Work instructions |
Only lines with the word "this" are needed; collect each of them from the listing below.

[Entries with chart source code]
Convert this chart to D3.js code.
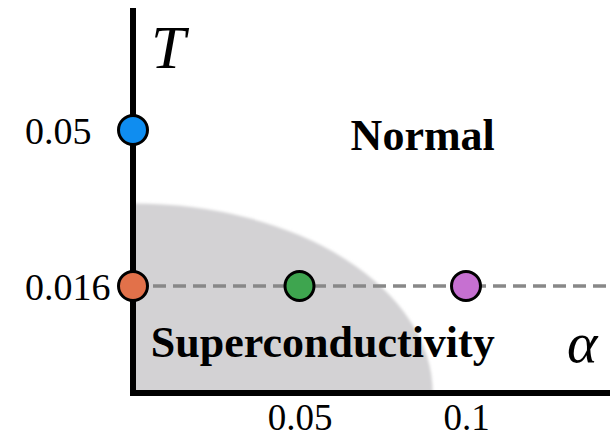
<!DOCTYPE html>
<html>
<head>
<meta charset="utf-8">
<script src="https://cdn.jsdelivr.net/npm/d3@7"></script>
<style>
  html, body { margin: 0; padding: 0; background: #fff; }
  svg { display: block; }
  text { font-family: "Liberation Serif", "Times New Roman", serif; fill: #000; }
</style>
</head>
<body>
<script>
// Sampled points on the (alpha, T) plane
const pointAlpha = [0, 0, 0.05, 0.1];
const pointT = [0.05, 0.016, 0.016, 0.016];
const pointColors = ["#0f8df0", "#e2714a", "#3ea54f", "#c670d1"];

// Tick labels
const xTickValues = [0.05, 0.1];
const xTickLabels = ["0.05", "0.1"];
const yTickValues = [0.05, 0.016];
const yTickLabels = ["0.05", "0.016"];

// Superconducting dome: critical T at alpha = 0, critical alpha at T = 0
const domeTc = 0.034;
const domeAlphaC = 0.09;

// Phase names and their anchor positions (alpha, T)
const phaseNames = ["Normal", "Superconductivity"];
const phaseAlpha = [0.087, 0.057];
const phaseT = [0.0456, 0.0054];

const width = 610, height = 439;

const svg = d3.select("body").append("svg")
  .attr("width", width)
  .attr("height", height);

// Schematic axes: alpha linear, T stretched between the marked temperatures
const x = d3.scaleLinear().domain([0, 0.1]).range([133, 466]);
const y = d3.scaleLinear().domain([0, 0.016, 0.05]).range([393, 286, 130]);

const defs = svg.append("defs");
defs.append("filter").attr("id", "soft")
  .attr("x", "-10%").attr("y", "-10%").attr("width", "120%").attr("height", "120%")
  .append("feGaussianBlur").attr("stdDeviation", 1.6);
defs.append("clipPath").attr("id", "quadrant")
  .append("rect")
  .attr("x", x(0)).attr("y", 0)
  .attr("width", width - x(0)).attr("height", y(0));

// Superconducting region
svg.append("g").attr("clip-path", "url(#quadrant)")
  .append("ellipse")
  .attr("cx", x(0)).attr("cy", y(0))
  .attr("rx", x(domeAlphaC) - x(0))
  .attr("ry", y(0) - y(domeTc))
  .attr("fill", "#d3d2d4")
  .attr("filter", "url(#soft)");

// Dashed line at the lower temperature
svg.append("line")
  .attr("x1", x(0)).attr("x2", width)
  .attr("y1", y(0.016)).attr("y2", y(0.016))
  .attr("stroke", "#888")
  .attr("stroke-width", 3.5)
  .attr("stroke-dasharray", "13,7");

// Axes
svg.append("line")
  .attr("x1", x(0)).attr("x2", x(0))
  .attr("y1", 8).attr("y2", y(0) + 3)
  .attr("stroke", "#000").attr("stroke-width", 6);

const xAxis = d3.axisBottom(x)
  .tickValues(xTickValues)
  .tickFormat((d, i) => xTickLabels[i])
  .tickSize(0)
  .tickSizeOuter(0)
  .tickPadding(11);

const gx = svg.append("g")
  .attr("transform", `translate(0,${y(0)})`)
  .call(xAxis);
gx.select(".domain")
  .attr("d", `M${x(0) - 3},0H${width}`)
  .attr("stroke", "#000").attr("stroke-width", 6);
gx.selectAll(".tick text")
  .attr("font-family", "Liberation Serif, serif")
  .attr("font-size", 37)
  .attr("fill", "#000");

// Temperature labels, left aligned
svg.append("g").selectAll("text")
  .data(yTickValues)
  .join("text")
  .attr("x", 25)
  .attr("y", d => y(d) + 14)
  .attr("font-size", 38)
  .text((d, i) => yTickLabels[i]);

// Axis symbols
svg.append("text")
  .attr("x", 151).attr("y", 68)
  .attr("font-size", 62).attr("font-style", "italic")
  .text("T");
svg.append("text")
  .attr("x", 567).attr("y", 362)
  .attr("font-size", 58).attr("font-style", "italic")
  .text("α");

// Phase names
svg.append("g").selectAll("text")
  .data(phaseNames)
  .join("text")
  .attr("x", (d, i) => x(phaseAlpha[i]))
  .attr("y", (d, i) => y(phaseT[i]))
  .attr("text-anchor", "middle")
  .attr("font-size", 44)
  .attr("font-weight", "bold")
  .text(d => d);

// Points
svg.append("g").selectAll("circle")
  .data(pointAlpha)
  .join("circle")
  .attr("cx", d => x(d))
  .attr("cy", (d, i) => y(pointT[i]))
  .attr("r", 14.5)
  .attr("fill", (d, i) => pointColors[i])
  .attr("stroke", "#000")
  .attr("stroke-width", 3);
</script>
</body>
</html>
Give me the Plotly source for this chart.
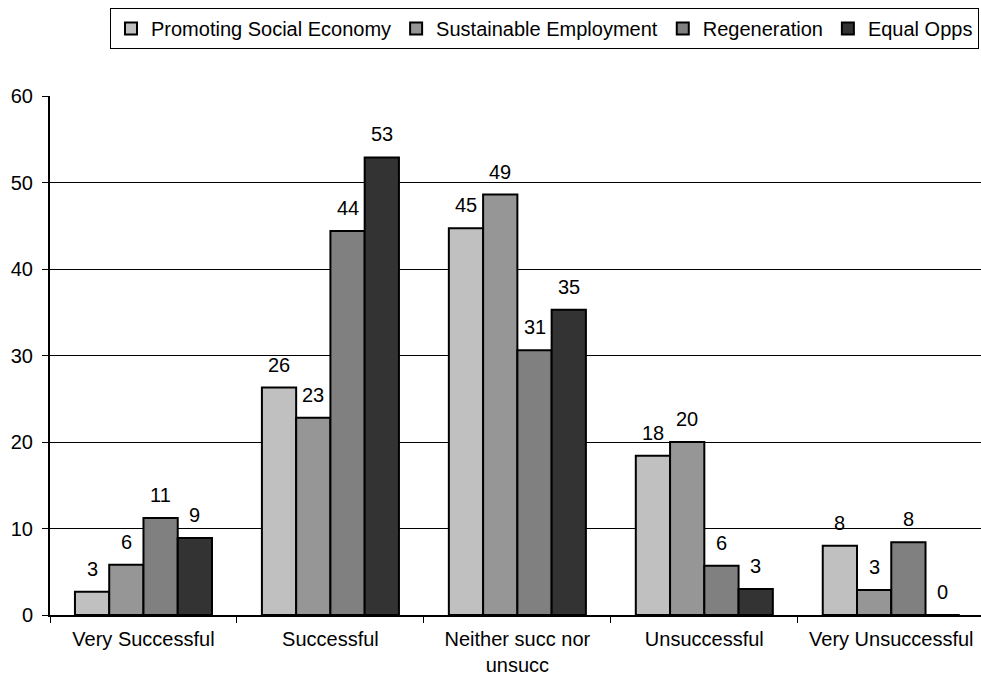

The reply |
Convert this chart to D3.js code.
Give me the Plotly source for this chart.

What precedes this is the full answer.